The end result of the film (Frank ending up getting to his target after all and Sandra seemingly ending up with Ray despite just having lost her husband after being pursued by Frank’s men) is perhaps one of the most annoying aspects of all. The whole wrap up of the film seemed tacked on, with the only real idea for the film being the trek through the forest with Freeman and Cusack. Once the first and second acts were over the film lost all stability it had and was thrown into a “hurry up and finish” mode.

Looking back, the name of the film doesn’t even really have as much poignancy as you would think based on the first few minutes of the film and the tagline, “Every killer meets his equal.”, is equally confusing. Ray and Frank are in no way equal each other and while the two may have formed a bond over the course of their journey in the woods, Frank’s message to Miles at the end of the film about leaving Ray and his son alone is perplexing. In addition, we’re given this mysterious aspect of Frank’s character from early on in the film and it ends up never being resolved, aside from some notes that he was ex-military or some such. Some may say this was done to leave the viewer guessing, but the film was so poorly put together that I doubt there was anything ever planned for Frank’s character.

Overall this film is not even worth a rental. It’s a really big waste of time and don’t let the names of Cusack and Freeman drag you into viewing the film—it’s not horrible, it’s not great, it’s not anything. It’s just a film and one that no one’s going to be better off having seen. Skip it.

Single disc amaray case with no insert, the only thing flashy about The Contract’s DVD release is the menus which are rather nicely done. Full motion and easy to navigate, the menus give the impression the film has higher production values than it really does.

Video and audio for the film is mixed. There is ghosting on the transfer that stays with it throughout the entire run time and the audio comes in a 5.1 and DTS mix which are nearly indistinguishable. DTS is a nice addition, but I don’t know why companies include it when it’s not much better than the standard 5.1 mix. The film contains Spanish subtitles and is close captioned.

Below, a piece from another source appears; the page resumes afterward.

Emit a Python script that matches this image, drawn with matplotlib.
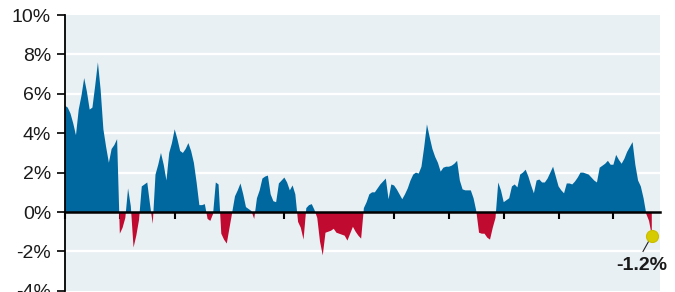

The only special feature on the set is a “Making of” documentary which contains interviews with the cast and crew (mainly crew who sing the praises of Freeman and Cusack). This documentary is your standard fluff piece, running over twenty minutes in length and condensing everything from casting to locations down to a suitable run time for a film such as this. The making-of documentary even has a low production quality feel about it, which goes hand in hand with the rest of the DVD I guess (sans menus of course).

Overall if you buy a DVD for a film and this film is nowhere near worth owning. The extras on this disc certainly doesn’t warrant a purchase and as much as I hate to say it about a film with Cusack and Freeman in it…Skip it. There’s nothing worthwhile to see here and you’ll only wish you had rented another title instead.

The Contract arrives on DVD and HD-DVD on July 24th.